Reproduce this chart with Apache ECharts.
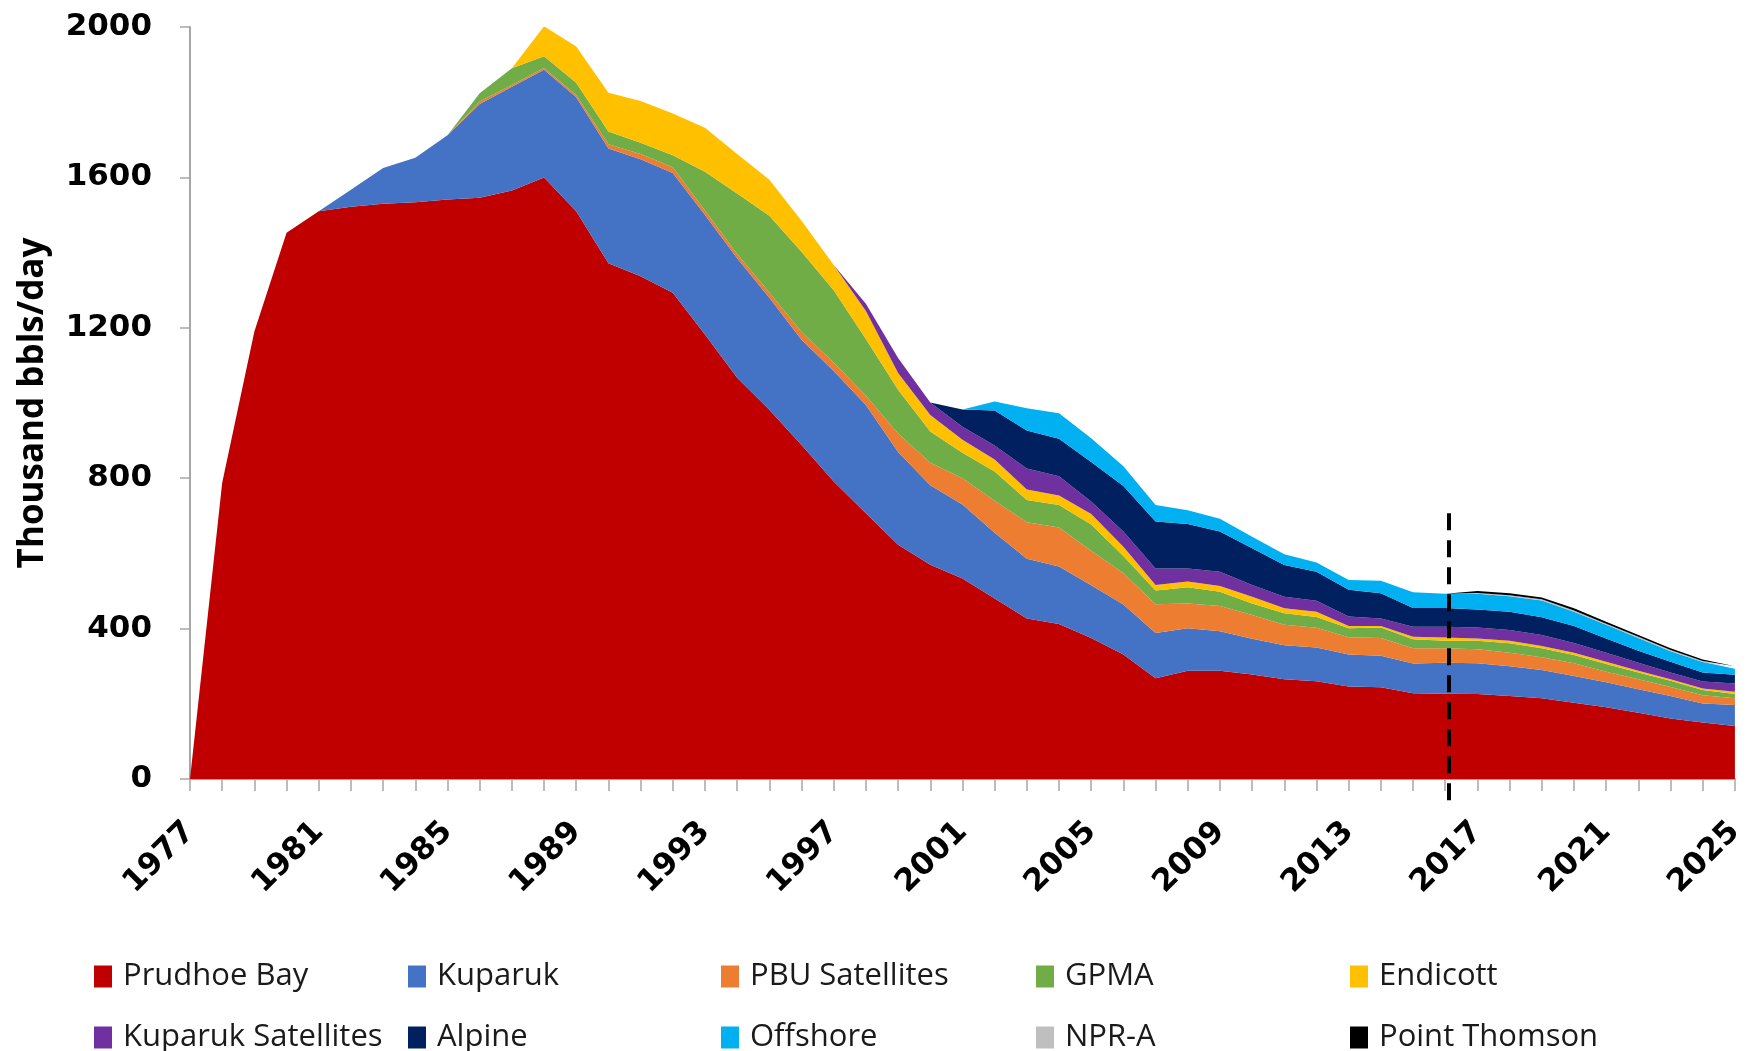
<!DOCTYPE html>
<html>
<head>
<meta charset="utf-8">
<script src="https://cdn.jsdelivr.net/npm/echarts@6/dist/echarts.min.js"></script>
<style>
  html, body { margin: 0; padding: 0; background: #fff; }
  #chart { width: 1748px; height: 1051px; }
</style>
</head>
<body>
<div id="chart"></div>
<script>
// years on the x axis
var years = [];
for (var y = 1977; y <= 2025; y++) years.push(String(y));

// thousand bbls/day
var prudhoeBay = [0, 788, 1190, 1453, 1510, 1522, 1530, 1534, 1541, 1546,
  1565, 1600, 1510, 1372, 1337, 1293, 1182, 1067, 982, 888,
  791, 707, 623, 570, 533, 480, 427, 412, 375, 331,
  268, 288, 288, 278, 265, 260, 246, 244, 228, 227,
  226, 221, 215, 203, 191, 176, 161, 150, 141];
var kuparuk = [0, 0, 0, 0, 0, 45, 95, 118, 171, 249,
  276, 286, 303, 305, 311, 319, 318, 318, 298, 280,
  294, 288, 247, 211, 197, 175, 159, 153, 140, 133,
  120, 113, 105, 95, 91, 90, 85, 84, 79, 82,
  82, 79, 75, 71, 66, 63, 60, 51, 56];
var pbuSatellites = [0, 0, 0, 0, 0, 0, 0, 0, 0, 7,
  5, 5, 6, 11, 14, 15, 12, 11, 14, 21,
  23, 24, 49, 60, 70, 85, 97, 104, 92, 83,
  77, 66, 67, 63, 54, 52, 46, 47, 41, 39,
  37, 36, 34, 34, 28, 26, 24, 22, 18];
var gpma = [0, 0, 0, 0, 0, 0, 0, 0, 0, 22,
  44, 31, 33, 34, 30, 32, 103, 161, 204, 213,
  192, 151, 116, 83, 68, 78, 59, 60, 70, 46,
  36, 43, 38, 31, 31, 29, 24, 28, 24, 20,
  23, 25, 24, 22, 21, 18, 16, 14, 11];
var endicott = [0, 0, 0, 0, 0, 0, 0, 0, 0, 0,
  0, 80, 96, 103, 111, 111, 117, 105, 96, 83,
  67, 75, 45, 44, 34, 32, 28, 25, 28, 25,
  15, 15, 15, 18, 13, 14, 6, 4, 6, 8,
  6, 7, 6, 6, 6, 5, 4, 4, 6];
var kuparukSatellites = [0, 0, 0, 0, 0, 0, 0, 0, 0, 0,
  0, 0, 0, 0, 0, 0, 0, 0, 0, 0,
  0, 19, 40, 33, 35, 37, 56, 51, 33, 40,
  44, 35, 38, 31, 31, 29, 25, 20, 27, 29,
  29, 28, 29, 26, 24, 21, 18, 18, 22];
var alpine = [0, 0, 0, 0, 0, 0, 0, 0, 0, 0,
  0, 0, 0, 0, 0, 0, 0, 0, 0, 0,
  0, 0, 0, 0, 46, 93, 101, 100, 105, 121,
  125, 118, 107, 98, 84, 77, 71, 67, 50, 50,
  48, 49, 47, 45, 38, 32, 29, 24, 23];
var offshore = [0, 0, 0, 0, 0, 0, 0, 0, 0, 0,
  0, 0, 0, 0, 0, 0, 0, 0, 0, 0,
  0, 0, 0, 0, 0, 24, 59, 68, 63, 53,
  44, 37, 34, 30, 29, 25, 26, 33, 42, 38,
  42, 41, 45, 38, 36, 34, 28, 28, 16];
var npra = [0, 0, 0, 0, 0, 0, 0, 0, 0, 0,
  0, 0, 0, 0, 0, 0, 0, 0, 0, 0,
  0, 0, 0, 0, 0, 0, 0, 0, 0, 0,
  0, 0, 0, 0, 0, 0, 0, 0, 0, 0,
  2, 3, 3, 3, 3, 3, 3, 3, 3];
var pointThomson = [0, 0, 0, 0, 0, 0, 0, 0, 0, 0,
  0, 0, 0, 0, 0, 0, 0, 0, 0, 0,
  0, 0, 0, 0, 0, 0, 0, 0, 0, 0,
  0, 0, 0, 0, 0, 0, 0, 0, 0, 0,
  5, 5, 5, 6, 5, 5, 5, 4, 4];

// forecast divider (runs a little below the axis)
var forecastYear = '2016';
var forecastSpan = [707, -70];

var fieldNames = ['Prudhoe Bay', 'Kuparuk', 'PBU Satellites', 'GPMA', 'Endicott',
  'Kuparuk Satellites', 'Alpine', 'Offshore', 'NPR-A', 'Point Thomson'];
var fieldData = [prudhoeBay, kuparuk, pbuSatellites, gpma, endicott,
  kuparukSatellites, alpine, offshore, npra, pointThomson];
var fieldColors = ['#C00000', '#4472C4', '#ED7D31', '#70AD47', '#FFC000',
  '#7030A0', '#002060', '#00B0F0', '#BFBFBF', '#000000'];

var chart = echarts.init(document.getElementById('chart'));

// px per unit on the main grid: 752 / 2000
var pxPerUnit = 752 / 2000;

var series = [];
for (var i = 0; i < fieldNames.length; i++) {
  series.push({
    name: fieldNames[i],
    type: 'line',
    stack: 'total',
    data: fieldData[i],
    symbol: 'none',
    showSymbol: false,
    lineStyle: { width: 0 },
    areaStyle: { color: fieldColors[i], opacity: 1 },
    itemStyle: { color: fieldColors[i] },
    emphasis: { disabled: true },
    silent: true
  });
}
// dashed divider lives on a second, hidden grid that reaches below the axis
series.push({
  type: 'line',
  xAxisIndex: 1,
  yAxisIndex: 1,
  data: years.map(function () { return '-'; }),
  symbol: 'none',
  silent: true,
  markLine: {
    silent: true,
    symbol: ['none', 'none'],
    label: { show: false },
    lineStyle: { color: '#000', width: 4, type: [17, 10] },
    data: [[{ coord: [forecastYear, forecastSpan[0]] }, { coord: [forecastYear, forecastSpan[1]] }]]
  }
});

// legend: one small legend per entry to keep Excel's even columns
var colLeft = [89, 403, 716, 1031, 1345];
var rowTop = [956, 1017];
var legends = [];
for (var j = 0; j < fieldNames.length; j++) {
  legends.push({
    data: [fieldNames[j]],
    left: colLeft[j % 5],
    top: rowTop[Math.floor(j / 5)],
    icon: 'rect',
    itemWidth: 18,
    itemHeight: 22,
    selectedMode: false,
    textStyle: {
      fontFamily: 'Open Sans',
      fontSize: 31,
      color: '#1a1a1a',
      padding: [0, 0, 0, 6]
    }
  });
}

var tickFont = { fontFamily: 'DejaVu Sans', fontWeight: 'bold', fontSize: 31, color: '#000' };

chart.setOption({
  animation: false,
  backgroundColor: '#fff',
  grid: [
    { left: 190, right: 9, top: 27, bottom: 272 },
    { left: 190, right: 9, top: 27, bottom: 1051 - 27 - (2000 - forecastSpan[1]) * pxPerUnit }
  ],
  legend: legends,
  xAxis: [{
    type: 'category',
    data: years,
    boundaryGap: false,
    axisLine: { lineStyle: { color: '#A6A6A6', width: 2 } },
    axisTick: { show: true, interval: 0, length: 12, lineStyle: { color: '#A6A6A6', width: 1.5 } },
    axisLabel: Object.assign({ interval: 3, rotate: 45, margin: 48 }, tickFont),
    splitLine: { show: false }
  }, {
    type: 'category',
    gridIndex: 1,
    data: years,
    boundaryGap: false,
    show: false
  }],
  yAxis: [{
    type: 'value',
    min: 0,
    max: 2000,
    interval: 400,
    name: 'Thousand bbls/day',
    nameLocation: 'middle',
    nameGap: 139,
    nameTextStyle: { fontFamily: 'Open Sans', fontWeight: 'bold', fontSize: 35, color: '#000' },
    axisLine: { show: true, lineStyle: { color: '#A6A6A6', width: 2 } },
    axisTick: { show: true, length: 10, lineStyle: { color: '#A6A6A6', width: 1.5 } },
    axisLabel: Object.assign({
      margin: 38,
      formatter: function (v) { return String(v); }
    }, tickFont),
    splitLine: { show: false }
  }, {
    type: 'value',
    gridIndex: 1,
    min: forecastSpan[1],
    max: 2000,
    show: false,
    splitLine: { show: false }
  }],
  series: series
});
</script>
</body>
</html>
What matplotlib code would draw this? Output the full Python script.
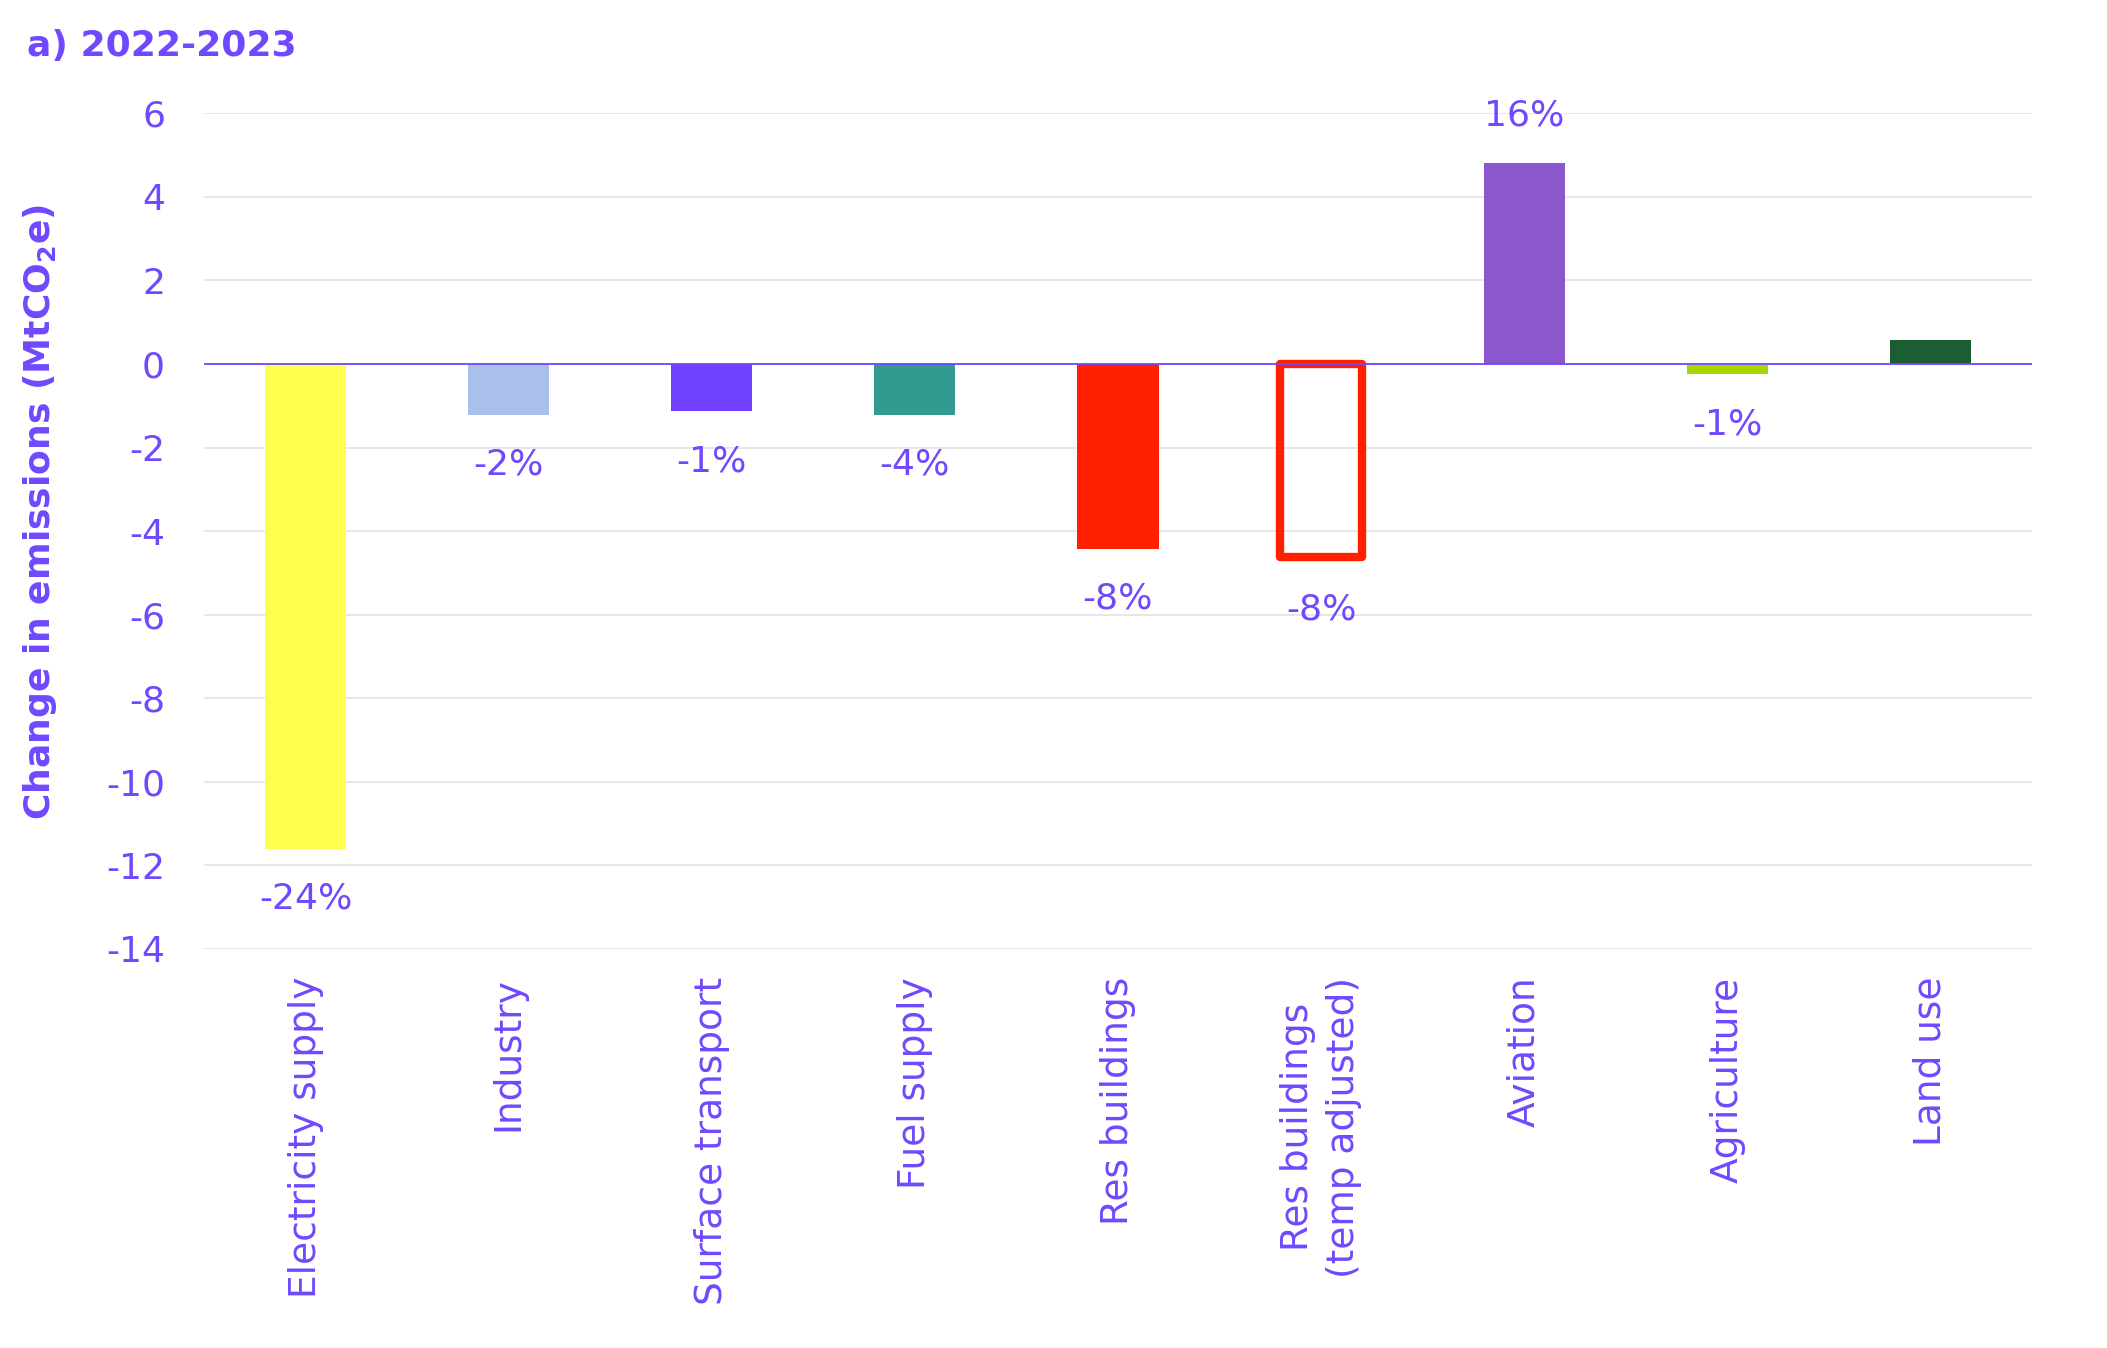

**SET PROBLEM:** Repeat the lines from where the entries begin to the line with "for (var y = 1977;", both included. Any picture is left out.

**FINAL ANSWER:**
Reproduce this chart with Apache ECharts.
<!DOCTYPE html>
<html>
<head>
<meta charset="utf-8">
<script src="https://cdn.jsdelivr.net/npm/echarts@6/dist/echarts.min.js"></script>
<style>
  html, body { margin: 0; padding: 0; background: #fff; }
  #chart { width: 1748px; height: 1051px; }
</style>
</head>
<body>
<div id="chart"></div>
<script>
// years on the x axis
var years = [];
for (var y = 1977; y <= 2025; y++) years.push(String(y));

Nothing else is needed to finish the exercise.